Beneath the veneer of a seemingly reasonable opt-out mechanism, have emerging AI companies who choose not to implement similar policies lost crucial defenses?
Previously, companies could maintain that their use of training content was non-expressive, since no human ever accessed the training copies, and hence non-infringing on grounds of scope of rights, as against any back end defense of fair use, negating any need for an opt out policy. The content served purely to extract patterns and information rather than reproduce creative expression. However, a market leader’s acknowledgment of the right/ or an ability to control AI training use through opt out mechanisms—extending to content rather than solely personal data—significantly undermines this defense.
Similarly, Open AI’s own technical necessity argument (in its comments filed with the UK House of Lords Communication and Digital Select Committee)—that comprehensive content access is essential for AI development—becomes increasingly difficult to maintain when industry leaders have demonstrated otherwise through their opt out policies. These policies, while appearing to champion ethical development, effectively transform potential regulatory threats into competitive barriers.
The implementation of opt out policies by a market leader represents more than mere market dominance—it establishes a new form of technological control that combines technical, regulatory, and market advantages in self-perpetuating ways. Each layer strengthens the others, creating a form of market control that intensifies over time through multiple feedback loops.
For emerging AI companies, this presents a fundamental challenge: they must now develop competitive capabilities under restrictions that didn’t exist when market leaders built their foundations. Without significant regulatory intervention specifically targeting these reinforcing feedback loops, we risk a future where AI development remains controlled by those who secured early advantages.
The Copyright Debate
A fundamental question that anyone invested in the Generative AI vs. Copyright debate must consider is this:
When you press CTRL + P on your desktop to save this publicly available article from SpicyIP’s platform for your reading and internal training, to produce future legal/blog articles without reproducing any verbatim/substantial content, are you infringing my Copyright?

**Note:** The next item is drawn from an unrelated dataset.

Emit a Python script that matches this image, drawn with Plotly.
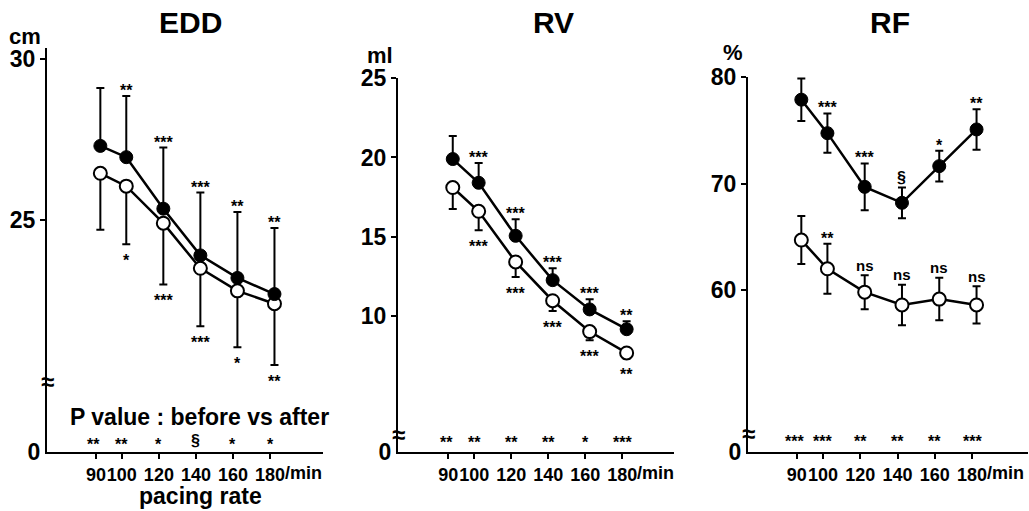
import plotly.graph_objects as go

# ---------------- data ----------------
rates = [90, 100, 120, 140, 160, 180]
rate_labels = ["90", "100", "120", "140", "160", "180"]

edd_filled = [27.3, 26.95, 25.35, 23.9, 23.2, 22.7]
edd_filled_sd = [1.8, 1.9, 1.9, 1.95, 2.05, 2.05]
edd_open = [26.45, 26.05, 24.9, 23.5, 22.8, 22.4]
edd_open_sd = [1.75, 1.8, 1.9, 1.8, 1.75, 1.9]
edd_sig_filled = ["", "**", "***", "***", "**", "**"]
edd_sig_open = ["", "*", "***", "***", "*", "**"]
edd_p = ["**", "**", "*", "§", "*", "*"]

rv_filled = [19.9, 18.4, 15.05, 12.25, 10.4, 9.15]
rv_filled_sd = [1.45, 1.25, 1.05, 0.75, 0.65, 0.5]
rv_open = [18.1, 16.6, 13.4, 10.95, 9.0, 7.65]
rv_open_sd = [1.35, 1.2, 0.95, 0.65, 0.55, 0.35]
rv_sig_filled = ["", "***", "***", "***", "***", "**"]
rv_sig_open = ["", "***", "***", "***", "***", "**"]
rv_p = ["**", "**", "**", "**", "*", "***"]

rf_filled = [77.9, 74.75, 69.7, 68.2, 71.65, 75.1]
rf_filled_sd = [2.0, 1.85, 2.2, 1.45, 1.45, 1.9]
rf_open = [64.7, 62.0, 59.8, 58.6, 59.15, 58.6]
rf_open_sd = [2.25, 2.35, 1.6, 1.9, 2.0, 1.75]
rf_sig_filled = ["", "***", "***", "§", "*", "**"]
rf_sig_open = ["", "**", "ns", "ns", "ns", "ns"]
rf_p = ["***", "***", "**", "**", "**", "***"]

# ---------------- layout helpers ----------------
W, H = 1029, 511
FONT = "Liberation Sans, Arial, Helvetica, sans-serif"
tick_pos = [0.3, 1, 2, 3, 4, 5]      # axis positions of the pacing-rate ticks
pt_off = 0.12                          # points drawn slightly right of ticks
pt_pos = [p + pt_off for p in tick_pos]


def fy(p):
    return 1 - p / H


def fx(p):
    return p / W


panels = [
    dict(title="EDD", unit="cm", filled=edd_filled, fsd=edd_filled_sd, open=edd_open, osd=edd_open_sd,
         sigf=edd_sig_filled, sigo=edd_sig_open, p=edd_p, both=False, open_above=False,
         xdom=(47, 323), xrng=(-1.02, 6.43), topdom=(48, 381), toprng=(20.0, 30.34),
         yticks=[25, 30], unit_xy=(25, 36), title_x=190, prow=440),
    dict(title="RV", unit="ml", filled=rv_filled, fsd=rv_filled_sd, open=rv_open, osd=rv_open_sd,
         sigf=rv_sig_filled, sigo=rv_sig_open, p=rv_p, both=False, open_above=False,
         xdom=(398, 674), xrng=(-1.06, 6.4), topdom=(78, 434), toprng=(2.53, 25.02),
         yticks=[10, 15, 20, 25], unit_xy=(380, 55), title_x=553, prow=438),
    dict(title="RF", unit="%", filled=rf_filled, fsd=rf_filled_sd, open=rf_open, osd=rf_open_sd,
         sigf=rf_sig_filled, sigo=rf_sig_open, p=rf_p, both=True, open_above=True,
         xdom=(748, 1028), xrng=(-1.01, 6.5), topdom=(77, 433), toprng=(46.56, 80.03),
         yticks=[60, 70, 80], unit_xy=(733, 52), title_x=890, prow=437),
]

fig = go.Figure()
annotations = []
layout = {}

SIG_FS = 16
AST_ADJ = -4.5
XT_FS = 18


def adj(t):
    return AST_ADJ if t and set(t) == {"*"} else 0


for i, P in enumerate(panels):
    xa = f"x{i + 1}" if i else "x"
    ya_top = f"y{2 * i + 1}" if i else "y"
    ya_bot = f"y{2 * i + 2}"
    xkey = f"xaxis{i + 1}" if i else "xaxis"
    ytkey = f"yaxis{2 * i + 1}" if i else "yaxis"
    ybkey = f"yaxis{2 * i + 2}"

    layout[xkey] = dict(
        domain=[fx(P["xdom"][0]), fx(P["xdom"][1])], range=list(P["xrng"]),
        anchor=ya_bot, showline=True, linecolor="black", linewidth=2,
        showgrid=False, zeroline=False, ticks="outside", ticklen=5, tickwidth=2,
        tickcolor="black", tickvals=tick_pos, ticktext=rate_labels, tickangle=0,
        automargin=False,
        tickfont=dict(family=FONT, size=XT_FS, color="black", weight="bold"),
    )
    layout[ytkey] = dict(
        domain=[fy(P["topdom"][1]), fy(P["topdom"][0])], range=list(P["toprng"]),
        anchor=xa, showline=True, linecolor="black", linewidth=2, automargin=False,
        showgrid=False, zeroline=False, ticks="outside", ticklen=5, tickwidth=2,
        tickcolor="black", tickvals=P["yticks"],
        tickfont=dict(family=FONT, size=23, color="black", weight="bold"),
    )
    layout[ybkey] = dict(
        domain=[fy(452), fy(P["topdom"][1])], range=[0, P["toprng"][0]],
        anchor=xa, showline=True, linecolor="black", linewidth=2, automargin=False,
        showgrid=False, zeroline=False, ticks="", tickvals=[0],
        tickfont=dict(family=FONT, size=23, color="black", weight="bold"),
    )

    if P["both"]:
        ef = dict(type="data", array=P["fsd"], visible=True, color="black", thickness=2, width=4)
        eo = dict(type="data", array=P["osd"], visible=True, color="black", thickness=2, width=4)
    else:
        ef = dict(type="data", symmetric=False, array=P["fsd"], arrayminus=[0] * 6,
                  visible=True, color="black", thickness=2, width=4)
        eo = dict(type="data", symmetric=False, array=[0] * 6, arrayminus=P["osd"],
                  visible=True, color="black", thickness=2, width=4)

    # empty trace so the lower (broken) axis segment exists as a subplot
    fig.add_trace(go.Scatter(
        x=[tick_pos[0]], y=[0], xaxis=xa, yaxis=ya_bot, mode="markers",
        marker=dict(opacity=0), hoverinfo="skip", showlegend=False))

    fig.add_trace(go.Scatter(
        x=pt_pos, y=P["open"], xaxis=xa, yaxis=ya_top, mode="lines+markers",
        line=dict(color="black", width=2.5), error_y=eo, cliponaxis=False,
        marker=dict(symbol="circle", size=13, color="white", line=dict(color="black", width=2)),
        showlegend=False))
    fig.add_trace(go.Scatter(
        x=pt_pos, y=P["filled"], xaxis=xa, yaxis=ya_top, mode="lines+markers",
        line=dict(color="black", width=2.5), error_y=ef, cliponaxis=False,
        marker=dict(symbol="circle", size=13, color="black", line=dict(color="black", width=1)),
        showlegend=False))

    # significance labels vs 90/min
    for k in range(6):
        t = P["sigf"][k]
        if t:
            annotations.append(dict(
                x=pt_pos[k], y=P["filled"][k] + P["fsd"][k], xref=xa, yref=ya_top,
                text=t, showarrow=False, yanchor="middle", yshift=10 + adj(t),
                font=dict(family=FONT, size=SIG_FS, color="black", weight="bold")))
        t = P["sigo"][k]
        if t:
            if P["open_above"]:
                y = P["open"][k] + P["osd"][k]
                ys = 10 + adj(t)
            else:
                y = P["open"][k] - P["osd"][k]
                ys = -12 + adj(t)
            annotations.append(dict(
                x=pt_pos[k], y=y, xref=xa, yref=ya_top,
                text=t, showarrow=False, yanchor="middle", yshift=ys,
                font=dict(family=FONT, size=SIG_FS if t != "ns" else 15, color="black", weight="bold")))
        t = P["p"][k]
        annotations.append(dict(
            x=tick_pos[k], y=fy(P["prow"]), xref=xa, yref="paper",
            text=t, showarrow=False, yanchor="middle", yshift=adj(t),
            xshift=-2 if k == 0 else 0,
            font=dict(family=FONT, size=SIG_FS, color="black", weight="bold")))

    # "/min" after the last tick label
    annotations.append(dict(
        x=tick_pos[5], y=fy(473), xref=xa, yref="paper", text="/min", showarrow=False,
        xanchor="left", yanchor="middle", xshift=13,
        font=dict(family=FONT, size=XT_FS, color="black", weight="bold")))

    # title and unit
    annotations.append(dict(
        x=fx(P["title_x"]), y=fy(22), xref="paper", yref="paper", text=P["title"],
        showarrow=False, xanchor="center", yanchor="middle",
        font=dict(family=FONT, size=30, color="black", weight="bold")))
    annotations.append(dict(
        x=fx(P["unit_xy"][0]), y=fy(P["unit_xy"][1]), xref="paper", yref="paper", text=P["unit"],
        showarrow=False, xanchor="center", yanchor="middle",
        font=dict(family=FONT, size=22, color="black", weight="bold")))

    # axis break mark
    annotations.append(dict(
        x=fx(P["xdom"][0]), y=fy(P["topdom"][1]), xref="paper", yref="paper", text="≈",
        showarrow=False, xanchor="center", yanchor="middle",
        font=dict(family=FONT, size=24, color="black", weight="bold")))

annotations.append(dict(
    x=fx(199), y=fy(417), xref="paper", yref="paper", text="P value : before vs after",
    showarrow=False, xanchor="center", yanchor="middle",
    font=dict(family=FONT, size=23, color="black", weight="bold")))
annotations.append(dict(
    x=fx(200), y=fy(496), xref="paper", yref="paper", text="pacing rate",
    showarrow=False, xanchor="center", yanchor="middle",
    font=dict(family=FONT, size=23, color="black", weight="bold")))

fig.update_layout(
    width=W, height=H, margin=dict(l=0, r=0, t=0, b=0, autoexpand=False),
    paper_bgcolor="white", plot_bgcolor="white",
    annotations=annotations, showlegend=False, **layout)

fig.write_html("out.html", config={"displayModeBar": False},
               post_script="document.body.style.margin='0px';")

If you’re doing the same with a thousand SpicyIP articles for your own learning and development, to answer queries or professionally advise clients (a commercial endeavor), are you infringing any of my rights under the Copyright Act?
The answer to this debate fundamentally lies within this very question.
As for existential concerns, also raised by ANI in its arguments highlighting diversion and replacement of its core-business model – this is a deeper issue beyond copyright: AI doesn’t just challenge content creation—it fundamentally transforms creative capacity itself. Simply implementing licensing fees or entry barriers through copyright law misses the point. While creators might receive modest compensation or control, they remain vulnerable to AI systems that can potentially reshape human cultural production, even by licensed learning.
The real challenge is protecting human creative agency in an AI-driven world. Rather than focusing on exclusionary rights and market-based solutions, we need a broader framework that:
- Protects creative agency itself, not just creative works
- Supports human creativity through education and diverse exposure
- Provides economic security for cultural workers, which is not dependent on market metrics
- Integrates AI in ways that enhance rather than replace human creativity
Rather than relying on exclusionary rights, which create enclosures on access/exposure and thus creative capacity itself, one solution, to my mind lies in positive legal provisions: cultural funds, infrastructure support, technology integration support, educational grants, and common cultural resources—institutional tools that nurture human creative capacity rather than restrict AI access. This approach addresses the existential concern while promoting beneficial human-AI coexistence in cultural production.